_What you have to do_. Work out the number of lines with the word "this" in the material below, then reply with that number only.

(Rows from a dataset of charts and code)
------------------------------------------------------------

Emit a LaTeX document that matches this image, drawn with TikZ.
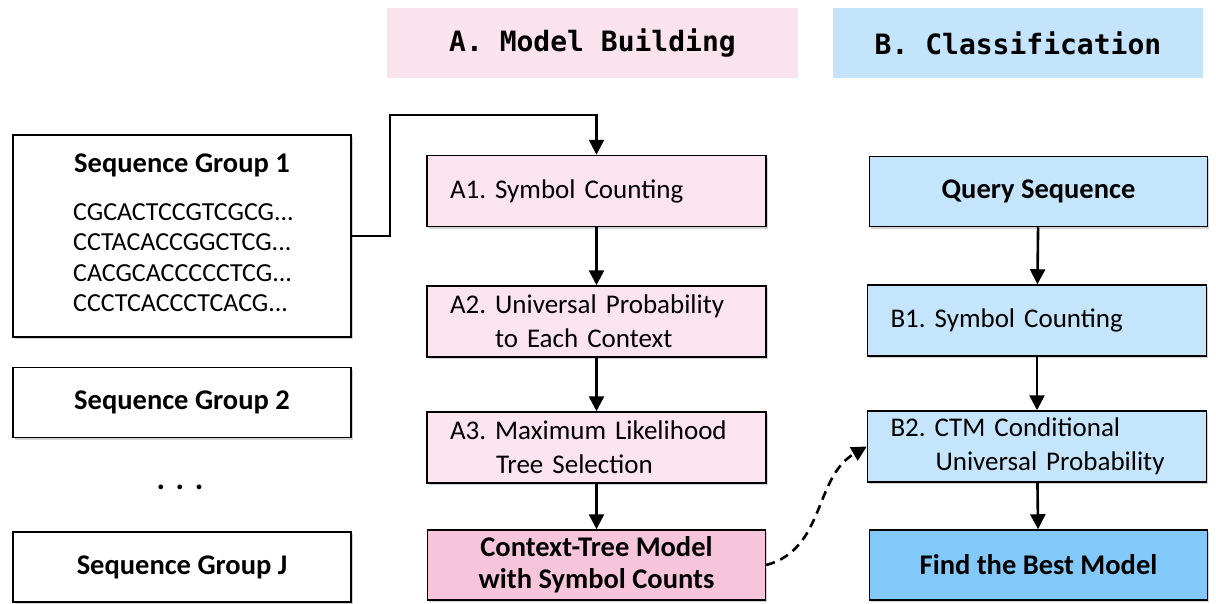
\documentclass[tikz,border=0pt]{standalone}
\usepackage{fontspec}
\setmainfont{Carlito}
\newfontfamily\headfont{DejaVu Sans Mono}
\usetikzlibrary{arrows.meta,positioning,shadows}
\definecolor{HeadPink}{HTML}{FBE3EE}
\definecolor{StepPink}{HTML}{FBE4EF}
\definecolor{ModelPink}{HTML}{F6C5DB}
\definecolor{HeadBlue}{HTML}{C4E4FB}
\definecolor{StepBlue}{HTML}{C5E5FC}
\definecolor{BestBlue}{HTML}{82C8F9}
\frenchspacing

\begin{document}
\begin{tikzpicture}[x=1pt,y=-1pt,font=\fontsize{27}{34}\selectfont,
  headbox/.style={fill=#1,minimum height=70pt,font=\headfont\bfseries\fontsize{28}{30}\selectfont},
  plainbox/.style={draw=black,line width=1.5pt,fill=white,minimum width=338pt,drop shadow={opacity=.35,shadow xshift=1.5pt,shadow yshift=-2pt}},
  stepbox/.style={plainbox,fill=#1,text width=293pt,inner xsep=23pt,align=left,minimum height=71pt,font=\fontsize{27}{34}\selectfont},
  keybox/.style={plainbox,fill=#1,minimum height=70pt,align=center,font=\bfseries\fontsize{28.5}{32}\selectfont},
  arrow/.style={-{Triangle[length=15pt,width=15pt]},line width=2.6pt}]
\useasboundingbox (0,0) rectangle (1216,603);
\node[headbox=HeadPink,minimum width=411pt] (hA) at (592.5,43) {A. Model Building};
\node[headbox=HeadBlue,minimum width=370pt] (hB) at (1018,43) {B. Classification};
% sequence groups
\node[plainbox,minimum height=202pt] (sg1) at (182,236) {};
\node[font=\bfseries\fontsize{28.5}{32}\selectfont] (sg1t) at (182,165) {Sequence Group 1};
\node[anchor=north west,inner sep=0pt,align=left,font=\fontsize{26}{30.5}\selectfont] (sg1s) at (73,203) {CGCACTCCGTCGCG...\\CCTACACCGGCTCG...\\CACGCACCCCCTCG...\\CCCTCACCCTCACG...};
\node[keybox=white] (sg2) at (182,402.5) {Sequence Group 2};
\node[font=\bfseries\fontsize{32}{32}\selectfont] (dots) at (180,487) {.\,\,.\,\,.};
\node[keybox=white] (sgJ) at (182,567) {Sequence Group J};
% model building
\node[stepbox=StepPink] (a1) at (596.5,191) {A1. Symbol Counting};
\node[stepbox=StepPink] (a2) at (596.5,321.5) {A2. Universal Probability\\\hspace{45pt}to Each Context};
\node[stepbox=StepPink] (a3) at (596.5,447.5) {A3. Maximum Likelihood\\\hspace{46pt}Tree Selection};
\node[keybox=ModelPink] (ctm) at (596.5,565) {Context-Tree Model\\with Symbol Counts};
% classification
\node[keybox=StepBlue] (q) at (1038.5,191.5) {Query Sequence};
\node[stepbox=StepBlue] (b1) at (1037,320.5) {B1. Symbol Counting};
\node[stepbox=StepBlue] (b2) at (1037,446.5) {B2. CTM Conditional\\\hspace{45pt}Universal Probability};
\node[keybox=BestBlue] (best) at (1038.5,565) {Find the Best Model};
\coordinate (bend) at (390,115);
\draw[arrow] (sg1.east) -| (bend) -| (a1.north);
\foreach \from/\to in {a1/a2,a2/a3,a3/ctm,q/b1,b1/b2,b2/best}{\draw[arrow] (\from) -- (\to);}
\draw[arrow,dash pattern=on 9pt off 6pt] (ctm.east) to[out=15,in=210] (b2.west);
\end{tikzpicture}
\end{document}
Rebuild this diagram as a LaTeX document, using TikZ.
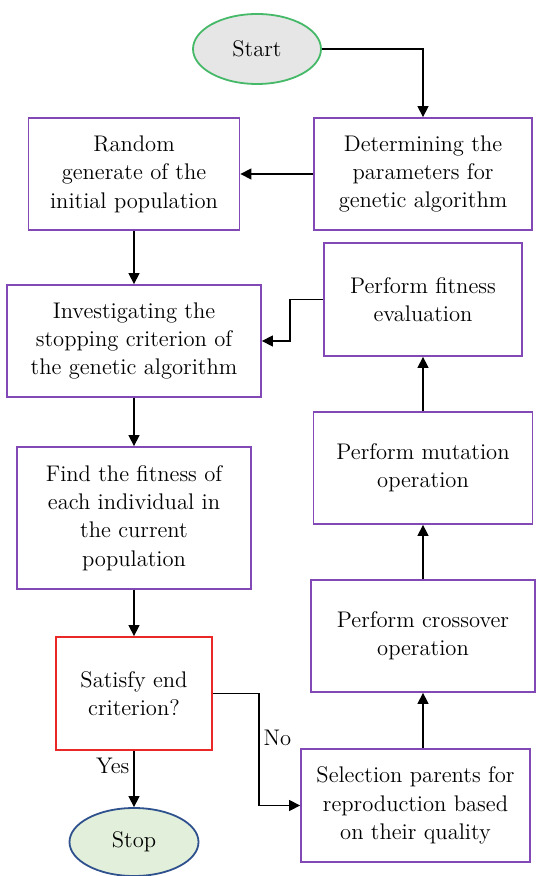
\documentclass[tikz,border=0pt]{standalone}
\usepackage{xcolor}
\usepackage{tikz}
\usetikzlibrary{arrows.meta}
\usetikzlibrary{shapes,calc,positioning}
\definecolor{boxpurple}{RGB}{130,72,182}
\definecolor{boxred}{RGB}{235,40,40}
\definecolor{startgray}{RGB}{230,230,230}
\definecolor{startgreen}{RGB}{70,185,105}
\definecolor{stopgreen}{RGB}{226,239,218}
\definecolor{stopblue}{RGB}{47,82,143}

\begin{document}
\begin{tikzpicture}[
	x=0.5pt, y=-0.5pt,
	every node/.style = {align=center, inner sep=2pt,
	font=\fontsize{11.3}{14.2}\selectfont},
	box/.style = {shape=rectangle, draw=boxpurple, line width=0.9pt},
	decision/.style = {shape=rectangle, draw=boxred, line width=0.9pt},
	terminal/.style = {shape=ellipse, line width=0.9pt},
	flow/.style = {-{Triangle[length=5.5pt,width=5.5pt]}, line width=0.7pt}
]
\useasboundingbox (0,0) rectangle (545,876);
\node[terminal, fill=startgray, draw=startgreen,
	minimum width=64pt, minimum height=35pt] (start) at (257,49) {Start};
\node[box, minimum width=109pt, minimum height=56pt] (param) at (423,174)
	{Determining the\\parameters for\\genetic algorithm};
\node[box, minimum width=105.5pt, minimum height=56pt] (init) at (134,174)
	{Random\\generate of the\\initial population};
\node[box, minimum width=127pt, minimum height=56pt] (check) at (134,341)
	{Investigating the\\stopping criterion of\\the genetic algorithm};
\node[box, minimum width=99pt, minimum height=56.5pt] (evalfit) at (423,299.5)
	{Perform fitness\\evaluation};
\node[box, minimum width=117pt, minimum height=71pt] (findfit) at (134,518)
	{Find the fitness of\\each individual in\\the current\\population};
\node[box, minimum width=109.5pt, minimum height=56pt] (mutate) at (423,468)
	{Perform mutation\\operation};
\node[box, minimum width=112pt, minimum height=56pt] (cross) at (423,636)
	{Perform crossover\\operation};
\node[decision, minimum width=78pt, minimum height=56.5pt] (satisfy) at (134,693.5)
	{Satisfy end\\criterion?};
\node[box, minimum width=114.5pt, minimum height=56.5pt] (select) at (415.5,805.5)
	{Selection parents for\\reproduction based\\on their quality};
\node[terminal, fill=stopgreen, draw=stopblue,
	minimum width=64.5pt, minimum height=34pt] (stop) at (134,842) {Stop};

\draw[flow] (start.east) -| (param.north);
\draw[flow] (param.west) -- (init.east);
\draw[flow] (init.south) -- (check.north);
\draw[flow] (check.south) -- (findfit.north);
\draw[flow] (findfit.south) -- (satisfy.north);
\draw[flow] (satisfy.south) -- node[pos=0.27, left] (yes) {Yes} (stop.north);
\draw[flow] (satisfy.east) -- ++(46,0) |- node[pos=0.2, right] (no) {No} (select.west);
\draw[flow] (select.north -| cross.south) -- (cross.south);
\draw[flow] (cross.north) -- (mutate.south);
\draw[flow] (mutate.north) -- (evalfit.south);
\draw[flow] (evalfit.west) -- ++(-33,0) |- (check.east);
\end{tikzpicture}
\end{document}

------------------------------------------------------------

_In response_. 2